A smattering of students and a sea of empty chairs confronted Deans Quigley, Colombo, and Friedman (SEAS) about the noose incident at an event this afternoon sponsored by the Columbia Queer Alliance.
The small showing was probably due to the time – noon on a Thursday – and also because the admins agreed to show up on short notice. Bwog itself received a statement announcing the event at 1:23 a.m. this morning.
Organizers decided to merge their scheduled event to unveil a new “safe-zone” campaign with a session of firmly posed questions from the few students present– and mostly plain vanilla answers from the administrators.
Students wanted to know specifics — in what kind of time frame they could expect to hear from administrators with progress reports on the hate crime front, what tangible things administrators now realize they could have done better to create safe spaces for students. Administrators had palpably reassuring, but vague responses.
In his germane way, Quigley acknowledged that administrators should have let students know about the incident sooner, and that Columbia’s policy on hate crimes should be more widely known. In his less-germane way, Colombo said he would like to better “demonstrate to the community we are here to support them.” And Friedman, SEAS’s Quigley, said the three men in collared shirts and ties behind the panel ran “an open shop.”
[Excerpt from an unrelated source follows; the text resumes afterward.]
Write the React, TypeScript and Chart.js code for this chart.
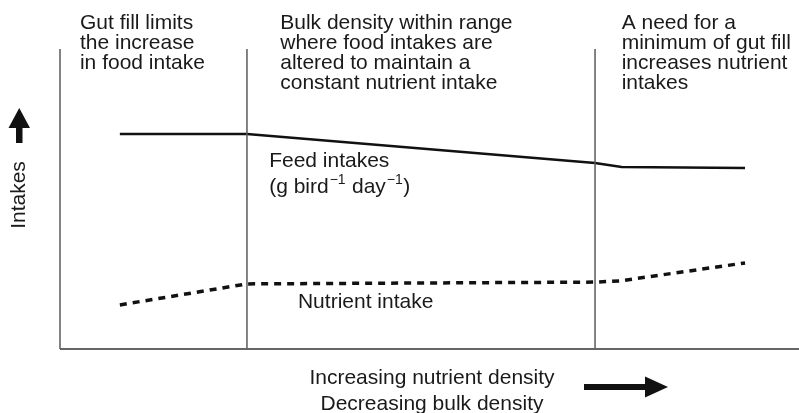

When students asked why they heard about the noose from student groups and listsevs and not from administrators, Colombo stumbled, explaining he may wear his Blackberry on his belt at all hours, but that not everyone in the administration does. “You guys start your days at a variety of hours,” he said.
But perhaps they are learning. After office hours today when news of the anti-Semetic graffiti in Lewisohn hit, Quigley sent his delicate prose response merely minutes after President Bollinger –
who is himself feeling the heat of student criticism on this point.
At the end of the hour, students had a few commitments to transparency, tolerance, and inclusion to hold on to, and a new symbol to plaster around the school to signify safe-spaces, and perhaps the goal to blanket the campus in one large safe-space symbol.